The reasons for investing in natural resources are persuasive and numerous, as you have explored in previous sessions, but it is also a risky business. Effective planning to mitigate and manage risk is, therefore, a crucial part of any investment strategy. Risk is particularly pertinent for the oil sector because the stakes are so high. As the entire oil value chain is capital intensive it can take decades to achieve profitability, meaning that companies have to carefully weigh up the longer-term benefits of investing overseas. Risks can be categorised into three broad areas:

  • Economic – susceptibility to volatile global markets, such as the price crash in 2015 that saw the price of a barrel dropping by half in just under a year; capital development costs can overrun; operational maintenance costs can be extremely high; supply and demand shocks.

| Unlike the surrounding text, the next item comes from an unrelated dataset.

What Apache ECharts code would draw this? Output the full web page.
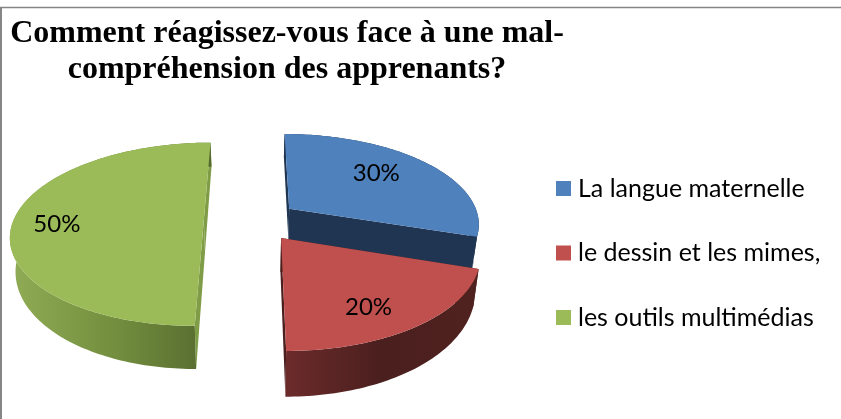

  • Political – the hosting government may try to renegotiate or change the terms of a deal, something which successive governments attempted in Nigeria; changes in policy and regulation, such as an increase in royalty payments or taxes, can adversely affect the ability to repatriate revenue flows; the level of political stability in a country can be a determining factor as to whether an investment is worthwhile.
  • Environmental – infrastructure can be susceptible to extreme weather events and natural disasters such as offshore platforms being damaged by hurricanes, or onshore pipelines destroyed through mudslides and flash-flooding; operational hazards like pollution from oil spills; compliance with local environmental regulation and employee health and safety standards also factors into these assessments.

These are just some examples of potential risk, but what they highlight is that oil companies have to predict the likelihood, and plan to manage, many competing factors aside from the practical business of oil extraction. These risks are often not mutually exclusive but can overlap and combine to significantly increase the level of risk to an investment. As you will read in more detail shortly, in the case of Sudan, CNOCs were simultaneously having to contend with escalating civil conflict, international accusations of collusion in human rights violations and falling oil prices.